Sono stati avvicendati il capo di Stato maggiore Michele Adinolfi e il comandante interregionale del Centro sud Vito Bardi entrambi indagati per rivelazione di segreto, ma anche quello del Centro nord Emilio Spaziante che invece era stato convocato dai pubblici ministeri Henry John Woodcock e Francesco Curcio soltanto come persona informata sui fatti, che però aveva manifestato dubbi e sospetti sull’operato di Adinolfi, così alimentando quella guerra tra «cordate» della quale aveva parlato per primo proprio Tremonti. Nelle sue dichiarazioni rese ai pubblici ministeri, il ministro aveva lasciato intendere come il gruppo a lui avverso – del quale fa parte appunto Adinolfi – farebbe direttamente capo al presidente del Consiglio Silvio Berlusconi e al suo sottosegretario Gianni Letta.

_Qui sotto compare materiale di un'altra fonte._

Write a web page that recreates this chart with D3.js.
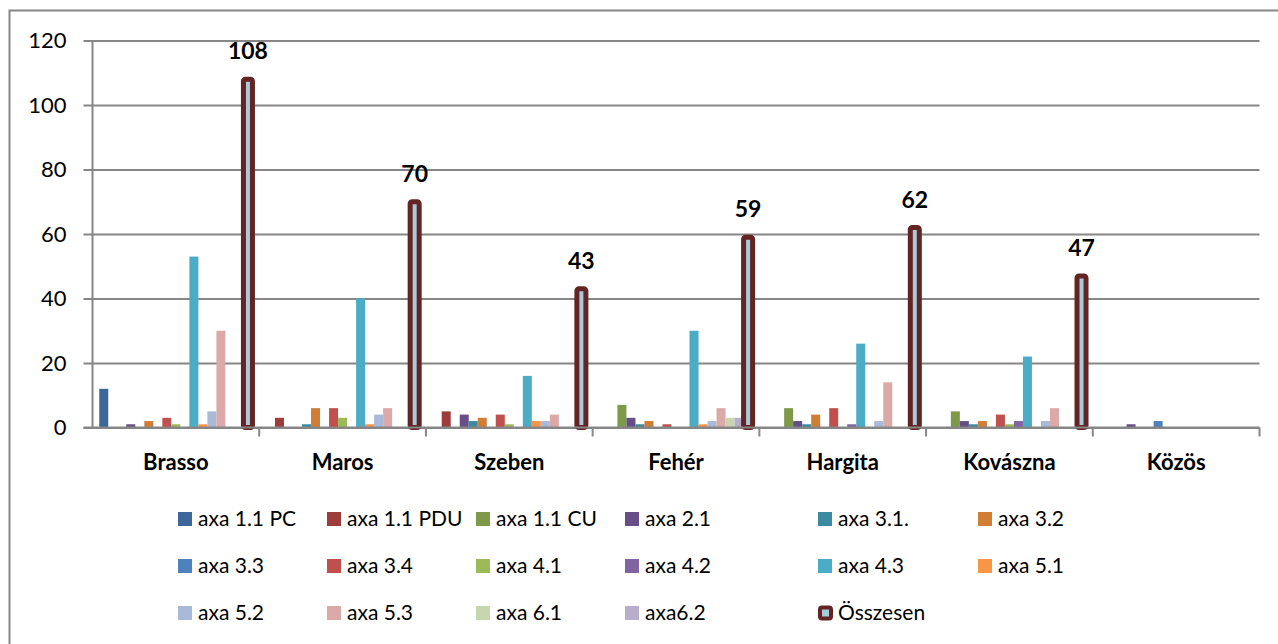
<!DOCTYPE html>
<html>
<head>
<meta charset="utf-8">
<script src="https://cdn.jsdelivr.net/npm/d3@7"></script>
<style>
  html, body { margin: 0; padding: 0; background: #fff; }
  svg { display: block; }
  text { font-family: Lato, "Open Sans", "Liberation Sans", sans-serif; }
</style>
</head>
<body>
<svg id="chart" width="1278" height="644"></svg>
<script>
// ---- data ----
const categories = ["Brasso", "Maros", "Szeben", "Fehér", "Hargita", "Kovászna", "Közös"];
const seriesNames = ["axa 1.1 PC", "axa 1.1 PDU", "axa 1.1 CU", "axa 2.1", "axa 3.1.", "axa 3.2",
  "axa 3.3", "axa 3.4", "axa 4.1", "axa 4.2", "axa 4.3", "axa 5.1", "axa 5.2", "axa 5.3",
  "axa 6.1", "axa6.2", "Összesen"];
const seriesColors = ["#3d679a", "#9d3d3b", "#7e9a48", "#654f86", "#3a8aa0", "#d07d36",
  "#4f81bd", "#c0504d", "#9bbb59", "#8064a2", "#4bacc6", "#f79646", "#a9bad8", "#dba9a8",
  "#c7d6ae", "#b8aecb", "#a8cbdc"];
// values per category, in series order (null = no bar)
const brasso   = [12, 0, 0, 1, 0, 2, 0, 3, 1, 0, 53, 1, 5, 30, 0, 0, 108];
const maros    = [0, 3, 0, 0, 1, 6, 0, 6, 3, 0, 40, 1, 4, 6, 0, 0, 70];
const szeben   = [0, 5, 0, 4, 2, 3, 0, 4, 1, 0, 16, 2, 2, 4, 0, 0, 43];
const feher    = [0, 0, 7, 3, 1, 2, 0, 1, 0, 0, 30, 1, 2, 6, 3, 3, 59];
const hargita  = [0, 0, 6, 2, 1, 4, 0, 6, 0, 1, 26, 0, 2, 14, 0, 0, 62];
const kovaszna = [0, 0, 5, 2, 1, 2, 0, 4, 1, 2, 22, 0, 2, 6, 0, 0, 47];
const kozos    = [0, 0, 0, 1, 0, 0, 2, 0, 0, 0, 0, 0, 0, 0, 0, 0, null];
const values = [brasso, maros, szeben, feher, hargita, kovaszna, kozos];
const yTicks = [0, 20, 40, 60, 80, 100, 120];

// ---- layout ----
const svg = d3.select("#chart");
const plot = { left: 92.5, right: 1259.5, top: 40.5, bottom: 427.5 };
const totalIdx = seriesNames.length - 1;

// outer chart border
svg.append("rect").attr("x", 9.5).attr("y", 10.5).attr("width", 1300).attr("height", 700)
  .attr("fill", "none").attr("stroke", "#868686").attr("stroke-width", 2);

const y = d3.scaleLinear().domain([0, 120]).range([plot.bottom, plot.top]);
const x0 = d3.scaleBand().domain(categories).range([plot.left, plot.right]).paddingInner(0).paddingOuter(0);
const nSeries = seriesNames.length;
const bw = x0.bandwidth() / (nSeries + 1.5);
const x1 = d3.scaleBand().domain(d3.range(nSeries))
  .range([0.75 * bw, x0.bandwidth() - 0.75 * bw]).padding(0);

// gridlines + y axis
const yAxis = d3.axisLeft(y).tickValues(yTicks).tickSize(plot.right - plot.left + 9).tickPadding(16).tickFormat(d3.format("d"));
const gy = svg.append("g").attr("transform", `translate(${plot.right},0)`).call(yAxis);
gy.select(".domain").remove();
gy.selectAll(".tick line").attr("stroke", "#868686").attr("stroke-width", 2);
gy.selectAll(".tick text").attr("font-size", 22).attr("fill", "#000")
  .attr("x", -(plot.right - plot.left) - 26);
// y axis line
svg.append("line").attr("x1", plot.left).attr("x2", plot.left).attr("y1", plot.top).attr("y2", plot.bottom)
  .attr("stroke", "#868686").attr("stroke-width", 2);

// bars
const gBars = svg.append("g");
categories.forEach((c, ci) => {
  values[ci].forEach((v, si) => {
    if (v === null || v === 0) return;
    const bx = x0(c) + x1(si);
    if (si === totalIdx) {
      gBars.append("rect")
        .attr("x", bx).attr("width", bw)
        .attr("y", y(v)).attr("height", y(0) - y(v))
        .attr("rx", 2)
        .attr("fill", seriesColors[si]).attr("stroke", "#632523").attr("stroke-width", 5);
      svg.append("text").attr("x", bx + bw / 2).attr("y", y(v) - 20)
        .attr("text-anchor", "middle").attr("font-size", 23).attr("font-weight", "bold")
        .attr("fill", "#000").text(v);
    } else {
      gBars.append("rect")
        .attr("x", bx).attr("width", bw)
        .attr("y", y(v)).attr("height", y(0) - y(v))
        .attr("fill", seriesColors[si]);
    }
  });
});

// x axis
const xAxis = d3.axisBottom(x0).tickSize(0).tickPadding(27);
const gx = svg.append("g").attr("transform", `translate(0,${plot.bottom})`).call(xAxis);
gx.select(".domain").remove();
gx.selectAll(".tick text").attr("font-size", 22).attr("font-weight", "bold").attr("fill", "#000");
svg.append("line").attr("x1", plot.left - 9).attr("x2", plot.right).attr("y1", plot.bottom).attr("y2", plot.bottom)
  .attr("stroke", "#868686").attr("stroke-width", 2);
categories.forEach(c => {
  const xx = x0(c) + x0.bandwidth();
  svg.append("line").attr("x1", xx).attr("x2", xx).attr("y1", plot.bottom).attr("y2", plot.bottom + 9)
    .attr("stroke", "#868686").attr("stroke-width", 2);
});

// legend
const legendCols = [178, 327, 476, 625, 818, 978];
const legendRows = [519, 566, 613];
const gl = svg.append("g");
seriesNames.forEach((name, i) => {
  const col = i % 6, row = Math.floor(i / 6);
  const lx = legendCols[col], ly = legendRows[row];
  if (i === totalIdx) {
    gl.append("rect").attr("x", lx + 2).attr("y", ly - 5.5).attr("width", 11).attr("height", 11)
      .attr("rx", 2).attr("fill", seriesColors[i]).attr("stroke", "#632523").attr("stroke-width", 4);
  } else {
    gl.append("rect").attr("x", lx).attr("y", ly - 7).attr("width", 14).attr("height", 14)
      .attr("fill", seriesColors[i]);
  }
  gl.append("text").attr("x", lx + 20).attr("y", ly).attr("dy", "0.35em")
    .attr("font-size", 21).attr("fill", "#000").text(name);
});
</script>
</body>
</html>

Ma erano state proprio queste sue affermazioni a lasciare stupiti i vertici della Finanza, perché è da lui che le Fiamme Gialle dipendono e dunque – di fronte alla consapevolezza che fosse in atto una guerra interna in vista della designazione del nuovo comandante – sarebbero dovuti scattare immediati provvedimenti. E invece è toccato al comandante – quando ormai tutti i verbali erano già diventati pubblici – intervenire, naturalmente dopo aver consultato il ministro e aver ottenuto il suo via libera. Ai componenti del suo staff Di Paolo avrebbe manifestato la volontà di proseguire su questa strada dove «chi sbaglia paga, mentre chi continua a comportarsi correttamente e a fare il proprio dovere avrà la certezza che il suo impegno sarà apprezzato». Perché, ed è questo il nodo cruciale, «indebolire la credibilità della Guardia di Finanza rischia di mettere in serio pericolo le indagini sulla criminalità organizzata, quelle sull’economia e soprattutto le verifiche fiscali». Al Comando generale appaiono consapevoli che il «caso» è tutt’altro che chiuso visto che le inchieste sulle fughe di notizie vanno avanti, così come gli accertamenti su chi davvero pagava la casa di Campo Marzio. Anche perché Angelo Proietti, il costruttore che l’ha ristrutturata, ha smentito che fossero Tremonti e Milanese a versare il canone e ha affermato di essersi accollato lui le spese relative ai primi due anni.